Sur l'ensemble de ces amendements, le Gouvernement émet un avis défavorable, non pas sur le fond, mais sur la forme. En outre, si ces amendements étaient adoptés, le texte pourrait ne pas être opérationnel, notamment au regard du droit européen.
Mesdames, messieurs les sénateurs, le texte tel qu'il résulte des travaux de la commission contient bien des dispositions relatives au temps de travail. Celles-ci figuraient d'ailleurs déjà dans la version issue des travaux de l'Assemblée nationale ; elles ont été maintenues. Je les rappelle dans la rédaction issue des travaux de votre commission : « L'organisation du travail applicable aux salariés employés sur les navires mentionnés à l'article L. 5591-1 est fondée sur une durée de repos à terre au moins équivalente à la durée de leur embarquement. »

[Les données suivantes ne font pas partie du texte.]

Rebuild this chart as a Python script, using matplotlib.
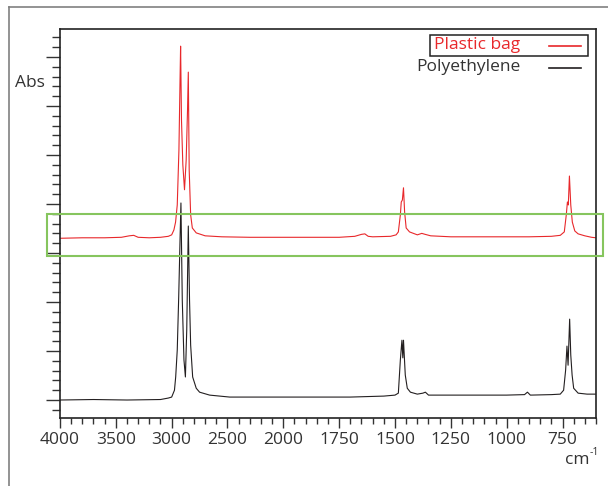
import numpy as np
import matplotlib
matplotlib.use('Agg')
import matplotlib.pyplot as plt
from matplotlib.ticker import FixedLocator, FuncFormatter, NullFormatter
from matplotlib.lines import Line2D
from matplotlib.patches import Rectangle

# spectra (wavenumber cm-1, absorbance)
bag_wn = [4000, 3800, 3600, 3450, 3380, 3340, 3300, 3200, 3100, 3030, 3000, 2980,
          2965, 2950, 2935, 2925, 2920, 2912, 2900, 2885, 2870, 2858, 2851, 2843,
          2830, 2815, 2780, 2700, 2550, 2300, 2000, 1750, 1680, 1650, 1635, 1620,
          1600, 1520, 1495, 1485, 1476, 1472, 1467, 1462, 1457, 1450, 1435, 1400,
          1380, 1365, 1340, 1250, 1100, 1000, 900, 800, 760, 742, 733, 728, 724,
          719, 713, 706, 695, 680, 650, 620, 600]
bag_abs = [0.330, 0.331, 0.331, 0.332, 0.335, 0.336, 0.332, 0.331, 0.332, 0.334, 0.337, 0.347,
           0.363, 0.398, 0.510, 0.653, 0.722, 0.571, 0.480, 0.429, 0.490, 0.592, 0.669, 0.469,
           0.378, 0.351, 0.341, 0.335, 0.333, 0.332, 0.332, 0.332, 0.334, 0.338, 0.339, 0.334,
           0.333, 0.334, 0.337, 0.343, 0.378, 0.404, 0.408, 0.433, 0.384, 0.351, 0.343, 0.337,
           0.340, 0.338, 0.335, 0.333, 0.333, 0.333, 0.333, 0.334, 0.336, 0.343, 0.378, 0.404, 0.398,
           0.457, 0.398, 0.363, 0.345, 0.339, 0.335, 0.332, 0.331]

pe_wn = [4000, 3700, 3400, 3100, 3030, 3000, 2975, 2964, 2950, 2937, 2925, 2917,
         2905, 2890, 2877, 2865, 2851, 2840, 2830, 2812, 2780, 2750, 2660, 2480,
         2000, 1700, 1550, 1500, 1485, 1476, 1469, 1465, 1462, 1454, 1445, 1431,
         1400, 1375, 1364, 1350, 1200, 1000, 920, 907, 894, 800, 760, 745, 736,
         730, 725, 718, 713, 707, 700, 680, 640, 600]
pe_abs = [0.000, 0.001, 0.000, 0.001, 0.004, 0.006, 0.020, 0.047, 0.102, 0.210, 0.327, 0.402,
          0.204, 0.082, 0.047, 0.143, 0.355, 0.204, 0.112, 0.047, 0.024, 0.016, 0.010, 0.006,
          0.006, 0.006, 0.008, 0.010, 0.014, 0.082, 0.122, 0.086, 0.122, 0.051, 0.024, 0.016,
          0.012, 0.014, 0.016, 0.010, 0.010, 0.010, 0.011, 0.016, 0.010, 0.011, 0.012, 0.020, 0.061,
          0.110, 0.071, 0.165, 0.092, 0.051, 0.024, 0.014, 0.012, 0.012]

major_x = [4000, 3500, 3000, 2500, 2000, 1750, 1500, 1250, 1000, 750]

plt.rcParams['font.family'] = ['Open Sans', 'DejaVu Sans']
txt = '#333333'


def fwd(x):
    x = np.asarray(x, dtype=float)
    return np.where(x >= 2000, 2000 + (x - 2000) / 2.0, x)


def inv(u):
    u = np.asarray(u, dtype=float)
    return np.where(u >= 2000, 2000 + 2.0 * (u - 2000), u)


fig = plt.figure(figsize=(6.08, 4.86), dpi=100)
ax = fig.add_axes([60 / 608, 68 / 486, 536 / 608, 389 / 486])

ax.plot(bag_wn, bag_abs, color='#e8282b', lw=0.8)
ax.plot(pe_wn, pe_abs, color='#231f20', lw=0.8)

ax.set_xscale('function', functions=(fwd, inv))
ax.set_xlim(4000, 600)
ax.set_ylim(-0.0367, 0.757)

minor_x = list(range(4000, 2000, -100)) + list(range(2000, 599, -50))
ax.xaxis.set_major_locator(FixedLocator(major_x))
ax.xaxis.set_minor_locator(FixedLocator(minor_x))
ax.xaxis.set_major_formatter(FuncFormatter(lambda v, p: '%d' % round(v)))
ax.xaxis.set_minor_formatter(NullFormatter())

ax.yaxis.set_major_locator(FixedLocator(np.arange(0, 0.71, 0.1)))
ax.yaxis.set_minor_locator(FixedLocator(np.arange(-0.02, 0.75, 0.02)))
ax.yaxis.set_major_formatter(NullFormatter())

ax.tick_params(axis='x', which='major', length=7, width=1, color='#333333',
               labelsize=12.5, labelcolor=txt, pad=3)
ax.tick_params(axis='x', which='minor', length=4, width=1, color='#333333')
ax.tick_params(axis='y', which='major', length=10, width=1, color='#333333')
ax.tick_params(axis='y', which='minor', length=6, width=1, color='#333333')
for s in ax.spines.values():
    s.set_linewidth(1.2)
    s.set_color('#222222')

# legend drawn by hand
ax.text(520 / 608, 1 - 45 / 486, 'Plastic bag', transform=fig.transFigure,
        ha='right', va='center', color='#e8282b', fontsize=12.5)
ax.text(520 / 608, 1 - 67 / 486, 'Polyethylene', transform=fig.transFigure,
        ha='right', va='center', color=txt, fontsize=12.5)
fig.add_artist(Line2D([549 / 608, 581 / 608], [1 - 46 / 486, 1 - 46 / 486],
                      color='#e8282b', lw=1.2))
fig.add_artist(Line2D([549 / 608, 581 / 608], [1 - 68 / 486, 1 - 68 / 486],
                      color='#231f20', lw=1.2))
fig.add_artist(Rectangle((430 / 608, 1 - 56 / 486), 158 / 608, 21 / 486,
                         transform=fig.transFigure, fill=False,
                         edgecolor='#222222', lw=1.1))

# highlighted region
fig.add_artist(Rectangle((47 / 608, 1 - 256 / 486), 556 / 608, 42 / 486,
                         transform=fig.transFigure, fill=False,
                         edgecolor='#86c55e', lw=1.5))

fig.text(30 / 608, 1 - 83 / 486, 'Abs', ha='center', va='center',
         color=txt, fontsize=12.5)
fig.text(590 / 608, 1 - 460 / 486, 'cm', ha='right', va='center',
         color=txt, fontsize=12.5)
fig.text(590 / 608, 1 - 452 / 486, '-1', ha='left', va='center',
         color=txt, fontsize=7.5)

# outer frame (left and top edges)
fig.add_artist(Line2D([9 / 608, 9 / 608], [0, 1 - 7 / 486], color='#808080', lw=1.2))
fig.add_artist(Line2D([9 / 608, 1], [1 - 7 / 486, 1 - 7 / 486], color='#808080', lw=1.2))

fig.savefig('out.png', dpi=100)
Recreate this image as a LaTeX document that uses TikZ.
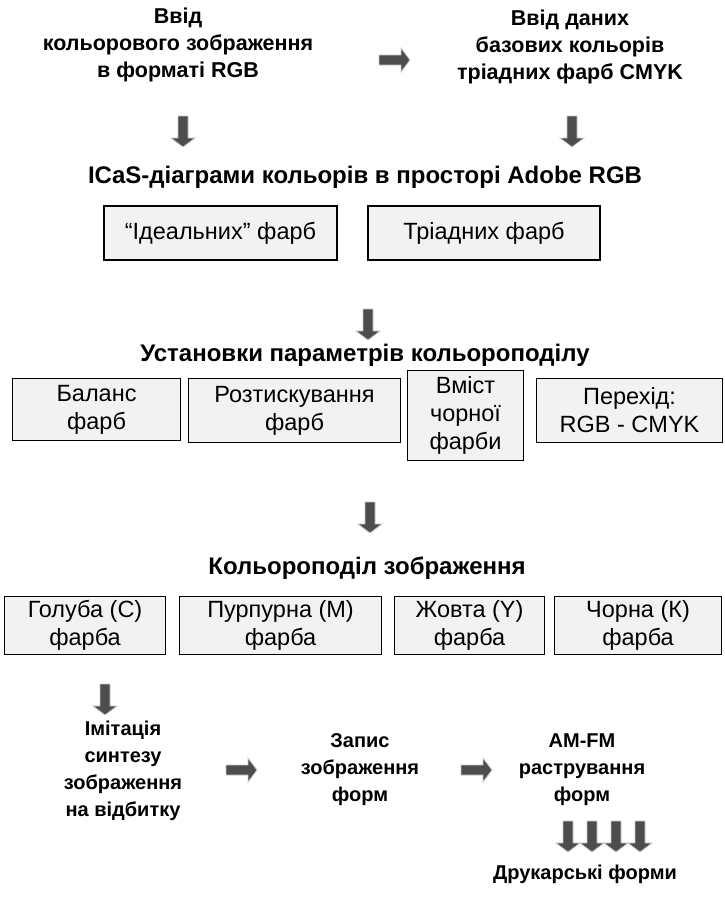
\documentclass[tikz,border=0pt]{standalone}
\usepackage{fontspec}
\setmainfont{Liberation Sans}
\definecolor{boxgray}{HTML}{F2F2F2}
\definecolor{arrgray}{HTML}{4D4D4D}
\definecolor{arredge}{HTML}{C8C8C8}
\tikzset{
  ttl/.style={font=\fontsize{20}{27}\selectfont\bfseries, align=center, inner sep=0pt},
  toptl/.style={font=\fontsize{21.5}{27}\selectfont\bfseries, align=center, inner sep=0pt},
  midtl/.style={font=\fontsize{24}{28}\selectfont\bfseries, align=center, inner sep=0pt},
  box/.style={draw=black, line width=1.1pt, fill=boxgray, align=center, inner sep=0pt,
              font=\fontsize{23.5}{28}\selectfont},
  pics/darrow/.style={code={
      \filldraw[fill=arrgray, draw=arredge, line width=0.8pt]
        (-5,-14) -- (5,-14) -- (5,8) -- (12,8) -- (0,17) -- (-12,8) -- (-5,8) -- cycle;}},
  pics/rarrow/.style={code={
      \filldraw[fill=arrgray, draw=arredge, line width=0.8pt]
        (-14,-5) -- (-14,5) -- (8,5) -- (8,12) -- (17,0) -- (8,-12) -- (8,-5) -- cycle;}},
}
\begin{document}
\begin{tikzpicture}[x=1pt,y=-1pt]
\useasboundingbox (0,0) rectangle (724,898);
% top titles
\node[toptl] (in1) at (178,45) {Ввід\\кольорового зображення\\в форматі RGB};
\node[toptl] (in2) at (570,47) {Ввід даних\\базових кольорів\\тріадних фарб CMYK};
\pic at (393,60) {rarrow};
\pic at (183,130) {darrow};
\pic at (572,130) {darrow};
\node[midtl] (icas) at (365,177) {ICaS-діаграми кольорів в просторі Adobe RGB};
% row 1 boxes
\node[box, minimum width=233, minimum height=54] (ideal) at (220.5,233) {“Ідеальних” фарб};
\node[box, minimum width=232, minimum height=54] (triad) at (484,233) {Тріадних фарб};
\pic at (368,323) {darrow};
\node[midtl] (setup) at (365,355) {Установки параметрів кольороподілу};
% row 2 boxes
\node[box, minimum width=168, minimum height=62, anchor=north west] (bal) at (12,378) {Баланс\\фарб};
\node[box, minimum width=212, minimum height=64, anchor=north west] (rozt) at (188,378) {Розтискування\\фарб};
\node[box, minimum width=116, minimum height=90, anchor=north west] (vmist) at (407,370) {Вміст\\чорної\\фарби};
\node[box, minimum width=186, minimum height=64, anchor=north west] (perehid) at (536,378) {Перехід:\\RGB - CMYK};
\pic at (370,516) {darrow};
\node[midtl] (sep) at (367,568) {Кольороподіл зображення};
% row 3 boxes
\node[box, minimum width=161, minimum height=58, anchor=north west] (c) at (4,596) {Голуба (С)\\фарба};
\node[box, minimum width=202, minimum height=58, anchor=north west] (m) at (179,596) {Пурпурна (М)\\фарба};
\node[box, minimum width=150, minimum height=58, anchor=north west] (y) at (394,596) {Жовта (Y)\\фарба};
\node[box, minimum width=167, minimum height=58, anchor=north west] (k) at (554,596) {Чорна (К)\\фарба};
\pic at (105,698) {darrow};
% bottom row
\node[ttl] (imit) at (123,771) {Імітація\\синтезу\\зображення\\на відбитку};
\pic at (240,770) {rarrow};
\node[ttl] (zapys) at (360,770) {Запис\\зображення\\форм};
\pic at (475,770) {rarrow};
\node[ttl] (amfm) at (582,770) {AM-FM\\растрування\\форм};
\foreach \xx in {568,592,616,640} \pic at (\xx,835) {darrow};
\node[ttl] (druk) at (585,874) {Друкарські форми};
\end{tikzpicture}
\end{document}
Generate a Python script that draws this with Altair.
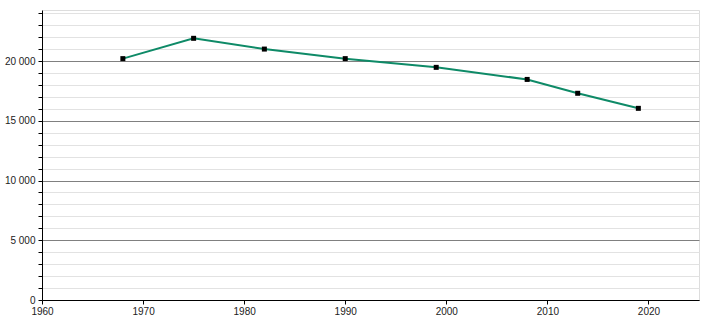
import altair as alt
import pandas as pd

years = [1968, 1975, 1982, 1990, 1999, 2008, 2013, 2019]
population = [20200, 21900, 21000, 20200, 19470, 18460, 17300, 16040]

y_ticks = list(range(0, 25000, 1000))
x_ticks = list(range(1960, 2030, 10))

df = pd.DataFrame({"year": years, "pop": population})

x = alt.X("year:Q",
          scale=alt.Scale(domain=[1960, 2025], nice=False, zero=False),
          axis=alt.Axis(values=x_ticks, format="d", title=None, grid=False,
                        domainColor="black", tickColor="black", tickSize=4,
                        labelFont="Liberation Sans", labelFontSize=10,
                        labelColor="#222", labelPadding=2, labelFlush=False))
y = alt.Y("pop:Q",
          scale=alt.Scale(domain=[0, 24270], nice=False),
          axis=alt.Axis(values=y_ticks, title=None, grid=True,
                        gridColor={"condition": {"test": "datum.value % 5000 === 0", "value": "#808080"}, "value": "#e2e2e2"},
                        gridWidth=1,
                        labelExpr="datum.value % 5000 === 0 ? replace(format(datum.value, ','), ',', ' ') : ''",
                        domainColor="black", tickColor="black", tickSize=4,
                        labelFont="Liberation Sans", labelFontSize=10,
                        labelColor="#222", labelPadding=3, labelOverlap=False,
                        labelFlush=False))

line = alt.Chart(df).mark_line(color="#0e8a67", strokeWidth=2).encode(x=x, y=y)
pts = alt.Chart(df).mark_square(color="black", size=25, opacity=1).encode(x=x, y=y)

chart = (line + pts).properties(
    width=657, height=290,
    autosize=alt.AutoSizeParams(type="none"),
    padding={"left": 42, "top": 10, "right": 11, "bottom": 20},
).configure_view(stroke=None).configure(background="white")

chart.save("out.html", embed_options={"renderer": "svg", "actions": False})
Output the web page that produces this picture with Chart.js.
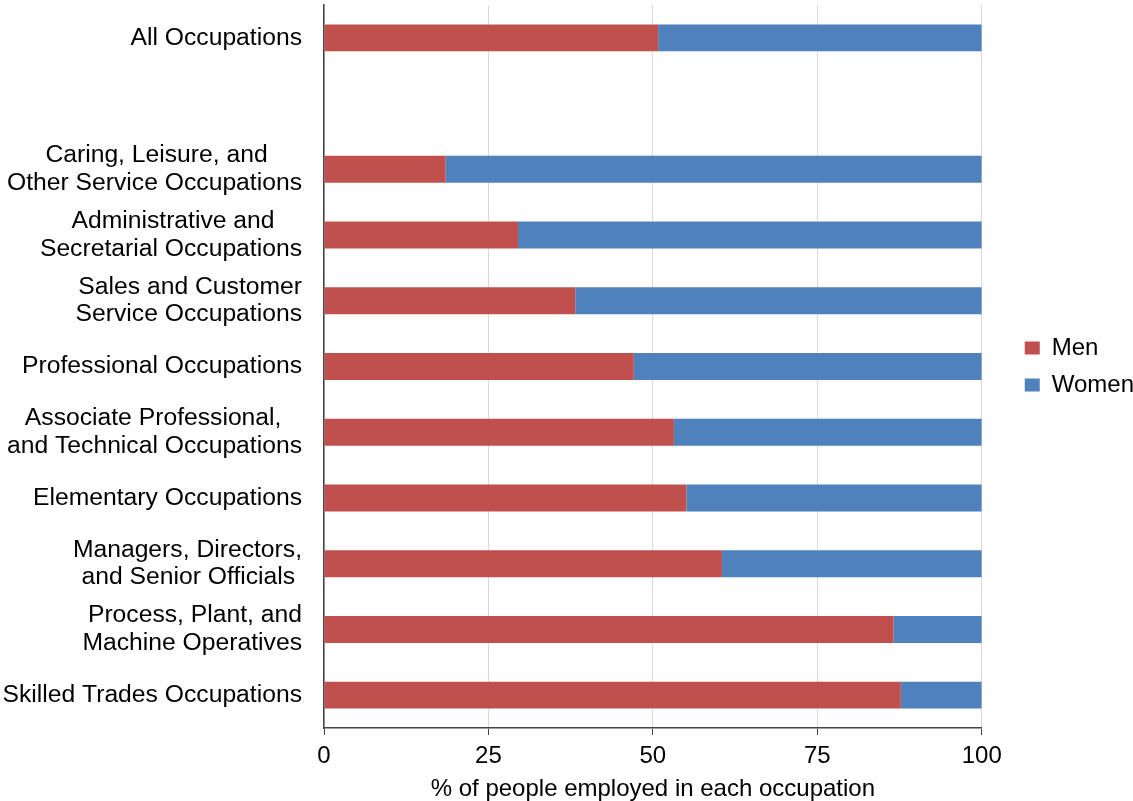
<!DOCTYPE html>
<html>
<head>
<meta charset="utf-8">
<script src="https://cdn.jsdelivr.net/npm/chart.js@4"></script>
<style>
  html, body { margin: 0; padding: 0; background: #fff; }
  #wrap { width: 1133px; height: 801px; position: relative; }
</style>
</head>
<body>
<div id="wrap"><canvas id="occupationChart"></canvas></div>
<script>
// Data
const occupations = [
  ["All Occupations"],
  [""],
  ["Caring, Leisure, and", "Other Service Occupations"],
  ["Administrative and", "Secretarial Occupations"],
  ["Sales and Customer", "Service Occupations"],
  ["Professional Occupations"],
  ["Associate Professional,", "and Technical Occupations"],
  ["Elementary Occupations"],
  ["Managers, Directors,", "and Senior Officials"],
  ["Process, Plant, and", "Machine Operatives"],
  ["Skilled Trades Occupations"],
];
const menShare = [50.8, null, 18.5, 29.5, 38.2, 47.1, 53.2, 55.1, 60.5, 86.6, 87.7];
const womenShare = [49.2, null, 81.5, 70.5, 61.8, 52.9, 46.8, 44.9, 39.5, 13.4, 12.3];
const xTicks = [0, 25, 50, 75, 100];

const FONT = "'Liberation Sans', Arial, Helvetica, sans-serif";
const LABEL_SIZE = 24.7;
const AXIS_COLOR = "#444";

// Pad the shorter line of a two-line label so both lines sit centred in a right-aligned block
function centerLines(lines) {
  if (lines.length < 2) return lines[0];
  const ctx = document.createElement("canvas").getContext("2d");
  ctx.font = LABEL_SIZE + "px " + FONT;
  const spaceW = ctx.measureText(" ").width;
  const widths = lines.map((l) => ctx.measureText(l).width);
  const widest = Math.max(...widths);
  return lines.map((l, i) => l + " ".repeat(Math.round((widest - widths[i]) / 2 / spaceW)));
}

// Leave a gap between the plot and the legend, like the original
const legendGap = {
  id: "legendGap",
  afterLayout(chart) {
    const legend = chart.legend;
    if (!legend) return;
    legend.left += 30;
    legend.right += 30;
  },
};

function renderOccupationChart() {
  const ctx = document.getElementById("occupationChart").getContext("2d");
  new Chart(ctx, {
    type: "bar",
    data: {
      labels: occupations.map(centerLines),
      datasets: [
        {
          label: "Men",
          data: menShare,
          backgroundColor: "#C0504D",
          barPercentage: 0.41,
          categoryPercentage: 1,
        },
        {
          label: "Women",
          data: womenShare,
          backgroundColor: "#4F81BD",
          barPercentage: 0.41,
          categoryPercentage: 1,
        },
      ],
    },
    plugins: [legendGap],
    options: {
      indexAxis: "y",
      responsive: true,
      maintainAspectRatio: false,
      animation: false,
      layout: { padding: { top: 5, right: 19, bottom: 0, left: 0 } },
      plugins: {
        tooltip: { enabled: false },
        legend: {
          position: "right",
          fullSize: false,
          labels: {
            boxWidth: 15,
            boxHeight: 13,
            padding: 13,
            color: "#000",
            font: { family: FONT, size: 24 },
          },
        },
      },
      scales: {
        x: {
          stacked: true,
          min: 0,
          max: 100,
          afterBuildTicks: (scale) => {
            scale.ticks = xTicks.map((v) => ({ value: v }));
          },
          afterFit: (scale) => {
            scale.paddingLeft = 0;
            scale.paddingRight = 0;
          },
          grid: {
            color: "#d9d9d9",
            tickColor: AXIS_COLOR,
            tickLength: 7,
          },
          border: { color: AXIS_COLOR, width: 1.5 },
          ticks: {
            color: "#000",
            padding: 9,
            font: { family: FONT, size: 24, lineHeight: 1.0 },
          },
          title: {
            display: true,
            text: "% of people employed in each occupation",
            color: "#000",
            font: { family: FONT, size: 24, lineHeight: 1.0 },
            padding: { top: 0, bottom: 0 },
          },
        },
        y: {
          stacked: true,
          grid: { display: false, drawTicks: false },
          border: { color: AXIS_COLOR, width: 1.5 },
          afterFit: (scale) => {
            scale.width = 324;
            scale.paddingTop = 0;
            scale.paddingBottom = 0;
          },
          ticks: {
            color: "#000",
            padding: 22,
            font: { family: FONT, size: LABEL_SIZE, lineHeight: 1.12 },
          },
        },
      },
    },
  });
}

document.addEventListener("DOMContentLoaded", () => {
  renderOccupationChart();
});
</script>
</body>
</html>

En revanche, la commission des affaires sociales du Sénat a souverainement décidé de supprimer les motifs justifiant une équivalence entre la durée d'embarquement et le temps de repos, considérant qu'il n'était pas utile de les indiquer. Pour notre part, nous considérions qu'il fallait justifier cette équivalence, notamment pour des raisons de sécurité de la navigation.
L'essentiel pour moi, c'est que ce dispositif soit inscrit dans la loi – nous sommes le premier pays en Europe à agir ainsi.
Pour lutter contre le dumping social sur le transmanche, trois critères ont été fixés dans le texte.
Premièrement, le salaire minimum doit être équivalent entre le Royaume-Uni, les îles anglo-normandes et la France.
Deuxièmement, une durée égale entre temps en mer et temps à terre est garantie. C'est fondamental, car c'est sur cette variable que se joue le dumping social.
Troisièmement, le décret d'application apportera les précisions nécessaires qui ne figureront pas dans le texte. Elles seront soumises au Conseil supérieur de la marine marchande, qui regroupe syndicats et organisations patronales.
Ces trois éléments seront inscrits dans le dur de la loi, c'est une avancée considérable.
Monsieur Bacchi, imposer une nationalité de pavillon aux armateurs pour qu'ils puissent effectuer des liaisons maritimes est totalement contraire au droit européen. Si l'on peut imposer des conditions sociales et salariales – ce que nous faisons avec les différents dispositifs sur le salaire minimum et la durée égale entre temps à terre et temps en mer –, on ne peut en revanche imposer une nationalité, d'autant que certains pays peuvent avoir fixé des conditions sociales moins favorables. On ne peut donc pas prévoir que seuls les navires battant pavillon français peuvent assurer les liaisons sur le transmanche.
En revanche, vous avez raison, il faut un alignement des conditions de travail. C'est tout l'objet de la charte proposée aux armateurs du transport maritime transmanche, mais aussi de ce texte, qui met en œuvre ces différents dispositifs, notamment des clauses miroirs avec la loi britannique.
Mesdames Vogel, Apourceau-Poly et Brulin, sur les heures supplémentaires, qui trop embrasse mal étreint, comme disait ma grand-mère. §J'aimerais pouvoir vous suivre sur ce terrain, mais le traité sur le fonctionnement de l'Union européenne est très clair : il ne revient pas aux États de procéder à de telles régulations. C'est pourquoi le Gouvernement demande le retrait des amendements concernés : ces propositions, nous le savons très bien, ne sont absolument pas conformes au droit européen.
Pour autant, il faut continuer à travailler sur les questions des heures supplémentaires et des indemnités de congés, notamment dans le cadre des chartes entre les différentes compagnies maritimes. Elles sont toutefois déconnectées des deux éléments que nous pouvons inscrire dans la loi : le salaire minimum et la durée égale entre temps en mer et temps à terre.